Interesting--thanks for the link.

This is a fairly partisan attempt to spin Peirce into a theist, though, and not really consistent with what one finds in his writings (though his ideas change all the time).

He writes a bit (though not a lot) about God, and some even about Jesus, but it's fairly clear that it's a "god of the philosophers" that he's got in mind...and there's little chance that he thought the Jesus story to be literally true.

At those points when he discusses such things he writes largely metaphorically, admittedly grasping at vague ideas, and clearly thinking that theology is doing the same.

The laws of the universe, he says, can be thought of as the thoughts of God. Not thoughts like you and I have thoughts, but lying on a continuum with them. They are thoughts in the sense that they are like habits, general rules governing particular events (or actions in our case).

The reasons for thinking this are complicated (and often baffling), but end up being interesting enough to prevent me from chucking them right away and moving on.

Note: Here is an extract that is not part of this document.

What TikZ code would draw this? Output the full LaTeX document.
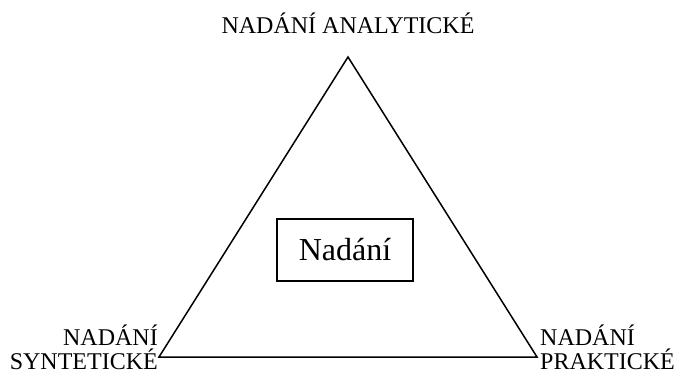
\documentclass[tikz,border=0pt]{standalone}
\usepackage{fontspec}
\setmainfont{Liberation Serif}
\begin{document}
\begin{tikzpicture}[x=1pt,y=-1pt,
  lbl/.style={font=\fontsize{24}{24.5}\selectfont, inner sep=0pt},
  edge/.style={line width=1.5pt, line join=miter}]
\useasboundingbox (0,0) rectangle (674,374);
\coordinate (A) at (348,57);
\coordinate (L) at (159,357);
\coordinate (R) at (537,357);
\draw[edge] (A) -- (L) -- (R) -- cycle;
\node[draw, line width=1.2pt, minimum width=136pt, minimum height=62pt, inner sep=0pt,
  font=\fontsize{32}{32}\selectfont] (box) at (345,250) {Nadání};
\node[lbl, anchor=base] (top) at (348,34) {NADÁNÍ ANALYTICKÉ};
\node[lbl, anchor=base east, align=right] (l1) at (158,345) {NADÁNÍ};
\node[lbl, anchor=base east, align=right] (l2) at (158,369) {SYNTETICKÉ};
\node[lbl, anchor=base west, align=left] (r1) at (540,345) {NADÁNÍ};
\node[lbl, anchor=base west, align=left] (r2) at (540,369) {PRAKTICKÉ};
\end{tikzpicture}
\end{document}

So, anyway, any Christian happy with this kind of naturalistic quasi-pantheism might very well find a friend in Peirce. He seems to have found a position guaranteed to both intrigue and piss off both orthodox theists and orthodox physicalists.

8:42 AM  
Blogger Tom Van Dyke said...

Well, the Jesuits seem to be able to handle him, without any piss. It's not all as rigid as you seem to believe: Aquinas and Duns Scotus live under the same roof, although they are often opposed.

Theology is not philosophy, or metaphysics. For one thing, the former works on the completion backwards principle and is an art as much as a science.

"...showing that the humble argument is the natural fruit of free meditation since every heart will be ravished by the beauty and adorability of the Idea [of God], when it is so pursued. Were the theologians able to perceive the force of this argument, they would make it such a presentation of universal human nature as to show that a latent tendency toward belief in God is a fundamental ingredient of the soul, and that, far from being a vicious or superstitious ingredient, it is simply the natural precipitate of meditation upon the origin of the Three Universes." CP 6.487, 1910).


This is not a product of his metaphysics, it's theology. From what I gather, Peirce made (and kept) the distinction.

Of course he cannot be fashioned into an orthodox Christian, and the Jesuit Oakes in the link makes no attempt to do so.

"I would with all my heart join the ancient church of Rome if I could..."
C. S. Peirce, Letter to George Searle, August 9, 1895 (L 397)


We can guess why, somewhere in between the absence of faith and the maltreatment of Galileo, or perhaps you have access to the entire letter and it's clearer there. But he appears to have liked the way the Romish go about things, and avoided the blanket hostility and close-mindedness of the modern academy.

As for Peirce's metaphysics, which were purely scientific and theoretical in method, his conclusions must be viewed as provisional, per his philosophy of science. To take them as dogma misses the point.

(Please read all the above declarative sentences as questions, WS, as I'm surely no expert on Peirce. But the theists who study him complain that much of Peirce's work pertaining to religion [and it represents a significant chunk of his canon]is purposely ignored by the children of the Enlightenment. In fact, Peirce complained himself:

"I cannot protest against any condemnation that may be visited upon me. . . . I am accustomed to hear and read upon countenances that when I speak of religion, people say I am a sham."